Through working on a series of scientific questions, via working in small groups, giving oral presentations, and critiquing scientific literature, this course aims to help students appreciate the various theoretical and experimental techniques outside their research area, formulate/ask good scientific questions, and in the process, develop the communications, presentation and research skills necessary for productive scientific research.

Prerequisites: Division approval

PAP777 Graduate Quantum Mechanics 4 AU

The course will introduce the students to advanced topics in Quantum Mechanics. These include approximation methods (perturbation theory and variational methods) for studying realistic quantum systems, light-matter interactions, quantum scattering theory, quantization of electromagnetic field and relativistic quantum mechanics.

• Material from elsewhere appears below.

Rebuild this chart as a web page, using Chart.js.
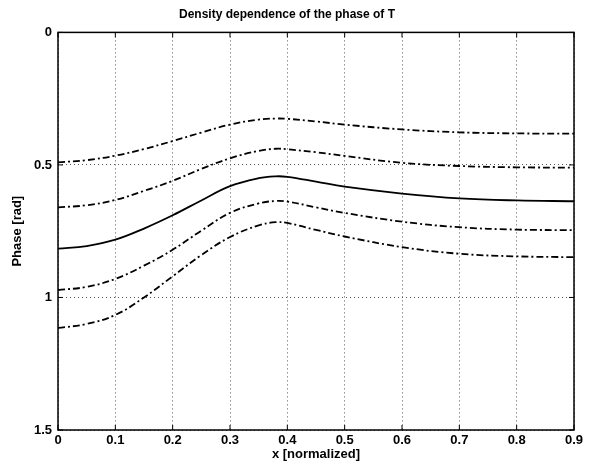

The course will be offered concurrently with the undergraduate elective course Quantum Mechanics III (PH4401), but the graduate module will include additional problems, separate exam questions and an individual project.

Pre-requisite: Undergraduate Quantum Mechanics (PH3101 or equivalent) or division approval.
PAP778 Quantum Field Theory 4 AU

This is a first course in quantum field theory (QFT) where we provide an exposition of basic concepts, mathematical techniques and a sketch of various applications in particle theory and many-body problems in condensed matter physics. The foundational topics which will be introduced include path-integral formalism in quantum mechanics and QFT, canonical quantization, Green’s functions and Feynman diagrams in perturbation theory. We will touch on the application of these concepts to aspects of quantum electrodynamics as well as selected modern topics in condensed matter physics for which QFT is a useful framework, such as the fractional quantum hall effect, mean-field theory of superfluids, renormalization group and Landau-Ginzburg theory of critical phenomena.

Pre-requisite: Division approval.
PAP779 Macroscopic Quantum Phenomena: from Bose-Einstein Condensate to Superconductivity 4 AU

This course covers a few types of macroscopic quantum phenomena: superconductivity, superfluidity, Bose-Einstein condensates (BEC), laser and quantum Hall effect. We start with Bose-Einstein statistics, BEC in (ultra)-cold atomic gases, the Gross-Pitaevskii equation and its applications in BEC. For superfluid helium-4 we introduce macroscopic wave function, momentum distribution, flow quantization, rotating superflulid and vortices, quasi-particle excitations (phonons and rotons), and the two-fluid model by Tisza and Landau. For superconductivity, we review the Drude theory of conduction in normal metals, and basics in superconductivity such as zero-resistivity, the Meissner effect, perfect diamagnetism and so on, then study Type I and Type II superconductors and London equation. Ginzburg-Landau theory will be studied in details, including thermodynamics of phase transition, order parameter, G-L theory in a magnetic field, gauge symmetry and spontaneous symmetry breaking, Abrikosov flux lattice and etc. We also cover macroscopic coherent states and laser, field operators, off-diagonal long-range order (ODLRO), the Josephson effect and its application in the Superconducting Quantum Interference Device (SQUID), plus an introduction to the BCS theory. Superfluid helium-3 and unconventional superconductivity will be addressed as well. We close by quantum Hall effects, including integer and fractional quantum Hall effects.

MPS780/1 Supervised Research I /II

4 AU

Weekly consultations (3hrs per week)

Compulsory course for all students admitted in AY09-10 Sem 1 onwards & current students who have not completed the minimum number of coursework requirement.

The purpose of this independent research course is to give the students an opportunity to plan and execute the first stage of the graduate thesis. Each student first selects a topic of his/her interest in close cooperation with the supervisor, conducts a bibliographic research and writes up a proposal (format to be advised by the supervisor).